- [Work required]
Skip the pictures and repeat each line of the data exactly.

- [Input]
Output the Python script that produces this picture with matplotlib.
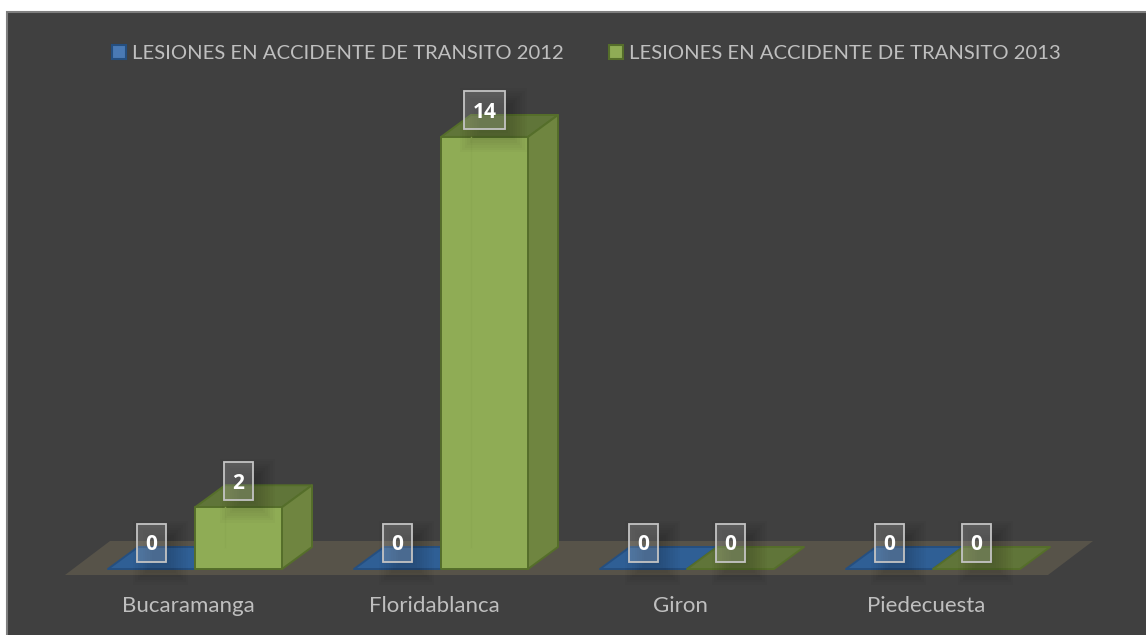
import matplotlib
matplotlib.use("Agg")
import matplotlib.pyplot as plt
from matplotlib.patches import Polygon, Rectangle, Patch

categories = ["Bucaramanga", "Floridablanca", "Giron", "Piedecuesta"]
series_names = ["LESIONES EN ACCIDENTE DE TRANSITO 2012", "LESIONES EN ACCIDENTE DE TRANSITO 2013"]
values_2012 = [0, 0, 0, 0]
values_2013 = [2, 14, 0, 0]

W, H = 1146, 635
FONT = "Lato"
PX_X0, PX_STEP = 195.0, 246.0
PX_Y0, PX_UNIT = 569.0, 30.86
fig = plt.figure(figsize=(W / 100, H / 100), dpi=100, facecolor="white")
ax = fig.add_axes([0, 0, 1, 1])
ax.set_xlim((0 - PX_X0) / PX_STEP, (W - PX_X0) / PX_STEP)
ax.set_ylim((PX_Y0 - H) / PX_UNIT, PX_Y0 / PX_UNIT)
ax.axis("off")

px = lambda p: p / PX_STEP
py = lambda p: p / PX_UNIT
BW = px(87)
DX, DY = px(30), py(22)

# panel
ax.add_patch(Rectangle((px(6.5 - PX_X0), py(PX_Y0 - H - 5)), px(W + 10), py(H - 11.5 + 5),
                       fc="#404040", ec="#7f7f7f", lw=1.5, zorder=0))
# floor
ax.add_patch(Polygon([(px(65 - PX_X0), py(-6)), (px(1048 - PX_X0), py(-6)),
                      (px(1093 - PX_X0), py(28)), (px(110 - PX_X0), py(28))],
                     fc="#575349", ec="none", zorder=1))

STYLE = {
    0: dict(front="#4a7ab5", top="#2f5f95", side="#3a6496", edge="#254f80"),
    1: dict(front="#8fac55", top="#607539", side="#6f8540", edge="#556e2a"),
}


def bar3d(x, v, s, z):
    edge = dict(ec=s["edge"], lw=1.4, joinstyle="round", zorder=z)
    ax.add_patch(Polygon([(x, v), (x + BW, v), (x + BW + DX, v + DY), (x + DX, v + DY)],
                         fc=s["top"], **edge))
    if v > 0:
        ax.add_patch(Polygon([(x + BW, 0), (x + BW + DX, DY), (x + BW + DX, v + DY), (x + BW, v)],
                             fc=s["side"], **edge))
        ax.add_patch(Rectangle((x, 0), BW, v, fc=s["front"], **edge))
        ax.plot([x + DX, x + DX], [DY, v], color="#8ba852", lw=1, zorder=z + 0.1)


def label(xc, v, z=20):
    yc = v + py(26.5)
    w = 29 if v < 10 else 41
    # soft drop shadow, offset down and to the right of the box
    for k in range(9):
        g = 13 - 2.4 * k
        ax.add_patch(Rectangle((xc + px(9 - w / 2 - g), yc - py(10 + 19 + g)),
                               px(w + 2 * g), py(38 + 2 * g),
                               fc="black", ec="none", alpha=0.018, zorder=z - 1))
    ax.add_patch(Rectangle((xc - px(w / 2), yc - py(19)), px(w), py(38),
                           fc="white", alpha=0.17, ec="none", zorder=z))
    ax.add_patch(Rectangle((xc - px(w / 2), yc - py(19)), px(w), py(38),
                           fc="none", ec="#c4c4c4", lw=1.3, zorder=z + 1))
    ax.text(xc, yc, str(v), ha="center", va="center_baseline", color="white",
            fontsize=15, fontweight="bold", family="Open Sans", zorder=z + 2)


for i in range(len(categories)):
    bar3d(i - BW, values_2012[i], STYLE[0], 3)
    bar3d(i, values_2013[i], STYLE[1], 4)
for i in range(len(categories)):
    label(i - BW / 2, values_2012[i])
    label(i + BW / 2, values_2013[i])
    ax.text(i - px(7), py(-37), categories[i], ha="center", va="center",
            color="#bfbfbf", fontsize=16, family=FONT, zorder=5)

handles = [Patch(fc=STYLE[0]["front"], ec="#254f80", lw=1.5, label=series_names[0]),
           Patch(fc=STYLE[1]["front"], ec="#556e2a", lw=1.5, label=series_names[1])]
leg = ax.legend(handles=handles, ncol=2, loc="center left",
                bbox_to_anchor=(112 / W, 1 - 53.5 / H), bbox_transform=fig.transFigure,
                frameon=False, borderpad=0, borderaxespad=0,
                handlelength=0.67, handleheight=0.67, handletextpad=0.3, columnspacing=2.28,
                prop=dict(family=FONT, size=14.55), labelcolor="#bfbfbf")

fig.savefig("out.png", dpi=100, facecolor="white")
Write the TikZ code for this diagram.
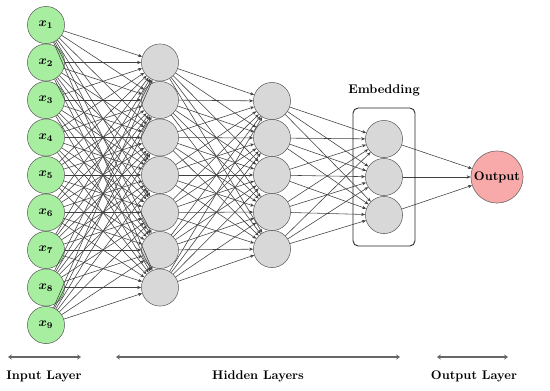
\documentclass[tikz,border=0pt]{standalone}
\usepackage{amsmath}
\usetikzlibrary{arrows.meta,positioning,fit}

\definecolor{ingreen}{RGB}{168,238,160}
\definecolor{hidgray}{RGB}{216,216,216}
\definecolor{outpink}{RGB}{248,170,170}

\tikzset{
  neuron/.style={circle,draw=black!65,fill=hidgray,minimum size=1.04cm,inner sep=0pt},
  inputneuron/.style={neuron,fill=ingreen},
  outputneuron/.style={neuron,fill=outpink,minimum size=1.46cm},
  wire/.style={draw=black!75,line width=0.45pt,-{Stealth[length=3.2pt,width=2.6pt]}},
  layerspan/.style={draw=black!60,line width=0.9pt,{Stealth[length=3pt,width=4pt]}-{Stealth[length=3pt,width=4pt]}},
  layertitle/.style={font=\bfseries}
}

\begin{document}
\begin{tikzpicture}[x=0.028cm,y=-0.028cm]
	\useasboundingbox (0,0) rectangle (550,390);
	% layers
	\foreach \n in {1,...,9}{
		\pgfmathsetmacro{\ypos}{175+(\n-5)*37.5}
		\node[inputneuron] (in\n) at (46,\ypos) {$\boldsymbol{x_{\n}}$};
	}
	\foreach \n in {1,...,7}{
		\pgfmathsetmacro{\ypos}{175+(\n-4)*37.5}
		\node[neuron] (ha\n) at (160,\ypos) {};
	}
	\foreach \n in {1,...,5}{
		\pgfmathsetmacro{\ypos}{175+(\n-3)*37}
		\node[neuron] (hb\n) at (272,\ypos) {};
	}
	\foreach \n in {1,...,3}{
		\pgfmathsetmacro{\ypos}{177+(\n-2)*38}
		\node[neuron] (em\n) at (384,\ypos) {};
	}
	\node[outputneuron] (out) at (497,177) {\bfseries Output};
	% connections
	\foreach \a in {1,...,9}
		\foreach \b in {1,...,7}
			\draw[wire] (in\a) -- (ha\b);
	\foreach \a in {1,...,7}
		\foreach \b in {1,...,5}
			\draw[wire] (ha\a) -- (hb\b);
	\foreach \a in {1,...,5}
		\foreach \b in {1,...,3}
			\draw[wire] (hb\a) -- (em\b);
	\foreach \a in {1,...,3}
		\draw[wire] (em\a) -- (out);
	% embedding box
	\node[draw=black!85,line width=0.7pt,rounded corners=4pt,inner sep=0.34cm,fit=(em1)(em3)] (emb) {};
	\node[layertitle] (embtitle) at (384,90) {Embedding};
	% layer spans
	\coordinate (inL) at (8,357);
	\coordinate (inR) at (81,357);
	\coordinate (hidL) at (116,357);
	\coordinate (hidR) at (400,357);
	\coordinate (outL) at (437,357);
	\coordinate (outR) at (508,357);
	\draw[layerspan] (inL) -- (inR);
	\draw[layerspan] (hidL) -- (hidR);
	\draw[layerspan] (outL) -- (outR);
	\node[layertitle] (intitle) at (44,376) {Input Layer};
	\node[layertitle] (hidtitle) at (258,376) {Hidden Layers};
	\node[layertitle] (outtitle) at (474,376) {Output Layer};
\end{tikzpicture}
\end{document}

- [Exercise response]
Output the Python script that produces this picture with matplotlib.
import matplotlib
matplotlib.use("Agg")
import matplotlib.pyplot as plt
from matplotlib.patches import Polygon, Rectangle, Patch

categories = ["Bucaramanga", "Floridablanca", "Giron", "Piedecuesta"]
series_names = ["LESIONES EN ACCIDENTE DE TRANSITO 2012", "LESIONES EN ACCIDENTE DE TRANSITO 2013"]
values_2012 = [0, 0, 0, 0]
values_2013 = [2, 14, 0, 0]

W, H = 1146, 635
FONT = "Lato"
PX_X0, PX_STEP = 195.0, 246.0
PX_Y0, PX_UNIT = 569.0, 30.86
fig = plt.figure(figsize=(W / 100, H / 100), dpi=100, facecolor="white")
ax = fig.add_axes([0, 0, 1, 1])
ax.set_xlim((0 - PX_X0) / PX_STEP, (W - PX_X0) / PX_STEP)
ax.set_ylim((PX_Y0 - H) / PX_UNIT, PX_Y0 / PX_UNIT)
ax.axis("off")

px = lambda p: p / PX_STEP
py = lambda p: p / PX_UNIT
BW = px(87)
DX, DY = px(30), py(22)

# panel
ax.add_patch(Rectangle((px(6.5 - PX_X0), py(PX_Y0 - H - 5)), px(W + 10), py(H - 11.5 + 5),
                       fc="#404040", ec="#7f7f7f", lw=1.5, zorder=0))
# floor
ax.add_patch(Polygon([(px(65 - PX_X0), py(-6)), (px(1048 - PX_X0), py(-6)),
                      (px(1093 - PX_X0), py(28)), (px(110 - PX_X0), py(28))],
                     fc="#575349", ec="none", zorder=1))

STYLE = {
    0: dict(front="#4a7ab5", top="#2f5f95", side="#3a6496", edge="#254f80"),
    1: dict(front="#8fac55", top="#607539", side="#6f8540", edge="#556e2a"),
}


def bar3d(x, v, s, z):
    edge = dict(ec=s["edge"], lw=1.4, joinstyle="round", zorder=z)
    ax.add_patch(Polygon([(x, v), (x + BW, v), (x + BW + DX, v + DY), (x + DX, v + DY)],
                         fc=s["top"], **edge))
    if v > 0:
        ax.add_patch(Polygon([(x + BW, 0), (x + BW + DX, DY), (x + BW + DX, v + DY), (x + BW, v)],
                             fc=s["side"], **edge))
        ax.add_patch(Rectangle((x, 0), BW, v, fc=s["front"], **edge))
        ax.plot([x + DX, x + DX], [DY, v], color="#8ba852", lw=1, zorder=z + 0.1)


def label(xc, v, z=20):
    yc = v + py(26.5)
    w = 29 if v < 10 else 41
    # soft drop shadow, offset down and to the right of the box
    for k in range(9):
        g = 13 - 2.4 * k
        ax.add_patch(Rectangle((xc + px(9 - w / 2 - g), yc - py(10 + 19 + g)),
                               px(w + 2 * g), py(38 + 2 * g),
                               fc="black", ec="none", alpha=0.018, zorder=z - 1))
    ax.add_patch(Rectangle((xc - px(w / 2), yc - py(19)), px(w), py(38),
                           fc="white", alpha=0.17, ec="none", zorder=z))
    ax.add_patch(Rectangle((xc - px(w / 2), yc - py(19)), px(w), py(38),
                           fc="none", ec="#c4c4c4", lw=1.3, zorder=z + 1))
    ax.text(xc, yc, str(v), ha="center", va="center_baseline", color="white",
            fontsize=15, fontweight="bold", family="Open Sans", zorder=z + 2)


for i in range(len(categories)):
    bar3d(i - BW, values_2012[i], STYLE[0], 3)
    bar3d(i, values_2013[i], STYLE[1], 4)
for i in range(len(categories)):
    label(i - BW / 2, values_2012[i])
    label(i + BW / 2, values_2013[i])
    ax.text(i - px(7), py(-37), categories[i], ha="center", va="center",
            color="#bfbfbf", fontsize=16, family=FONT, zorder=5)

handles = [Patch(fc=STYLE[0]["front"], ec="#254f80", lw=1.5, label=series_names[0]),
           Patch(fc=STYLE[1]["front"], ec="#556e2a", lw=1.5, label=series_names[1])]
leg = ax.legend(handles=handles, ncol=2, loc="center left",
                bbox_to_anchor=(112 / W, 1 - 53.5 / H), bbox_transform=fig.transFigure,
                frameon=False, borderpad=0, borderaxespad=0,
                handlelength=0.67, handleheight=0.67, handletextpad=0.3, columnspacing=2.28,
                prop=dict(family=FONT, size=14.55), labelcolor="#bfbfbf")

fig.savefig("out.png", dpi=100, facecolor="white")
Write the TikZ code for this diagram.
\documentclass[tikz,border=0pt]{standalone}
\usepackage{amsmath}
\usetikzlibrary{arrows.meta,positioning,fit}

\definecolor{ingreen}{RGB}{168,238,160}
\definecolor{hidgray}{RGB}{216,216,216}
\definecolor{outpink}{RGB}{248,170,170}

\tikzset{
  neuron/.style={circle,draw=black!65,fill=hidgray,minimum size=1.04cm,inner sep=0pt},
  inputneuron/.style={neuron,fill=ingreen},
  outputneuron/.style={neuron,fill=outpink,minimum size=1.46cm},
  wire/.style={draw=black!75,line width=0.45pt,-{Stealth[length=3.2pt,width=2.6pt]}},
  layerspan/.style={draw=black!60,line width=0.9pt,{Stealth[length=3pt,width=4pt]}-{Stealth[length=3pt,width=4pt]}},
  layertitle/.style={font=\bfseries}
}

\begin{document}
\begin{tikzpicture}[x=0.028cm,y=-0.028cm]
	\useasboundingbox (0,0) rectangle (550,390);
	% layers
	\foreach \n in {1,...,9}{
		\pgfmathsetmacro{\ypos}{175+(\n-5)*37.5}
		\node[inputneuron] (in\n) at (46,\ypos) {$\boldsymbol{x_{\n}}$};
	}
	\foreach \n in {1,...,7}{
		\pgfmathsetmacro{\ypos}{175+(\n-4)*37.5}
		\node[neuron] (ha\n) at (160,\ypos) {};
	}
	\foreach \n in {1,...,5}{
		\pgfmathsetmacro{\ypos}{175+(\n-3)*37}
		\node[neuron] (hb\n) at (272,\ypos) {};
	}
	\foreach \n in {1,...,3}{
		\pgfmathsetmacro{\ypos}{177+(\n-2)*38}
		\node[neuron] (em\n) at (384,\ypos) {};
	}
	\node[outputneuron] (out) at (497,177) {\bfseries Output};
	% connections
	\foreach \a in {1,...,9}
		\foreach \b in {1,...,7}
			\draw[wire] (in\a) -- (ha\b);
	\foreach \a in {1,...,7}
		\foreach \b in {1,...,5}
			\draw[wire] (ha\a) -- (hb\b);
	\foreach \a in {1,...,5}
		\foreach \b in {1,...,3}
			\draw[wire] (hb\a) -- (em\b);
	\foreach \a in {1,...,3}
		\draw[wire] (em\a) -- (out);
	% embedding box
	\node[draw=black!85,line width=0.7pt,rounded corners=4pt,inner sep=0.34cm,fit=(em1)(em3)] (emb) {};
	\node[layertitle] (embtitle) at (384,90) {Embedding};
	% layer spans
	\coordinate (inL) at (8,357);
	\coordinate (inR) at (81,357);
	\coordinate (hidL) at (116,357);
	\coordinate (hidR) at (400,357);
	\coordinate (outL) at (437,357);
	\coordinate (outR) at (508,357);
	\draw[layerspan] (inL) -- (inR);
	\draw[layerspan] (hidL) -- (hidR);
	\draw[layerspan] (outL) -- (outR);
	\node[layertitle] (intitle) at (44,376) {Input Layer};
	\node[layertitle] (hidtitle) at (258,376) {Hidden Layers};
	\node[layertitle] (outtitle) at (474,376) {Output Layer};
\end{tikzpicture}
\end{document}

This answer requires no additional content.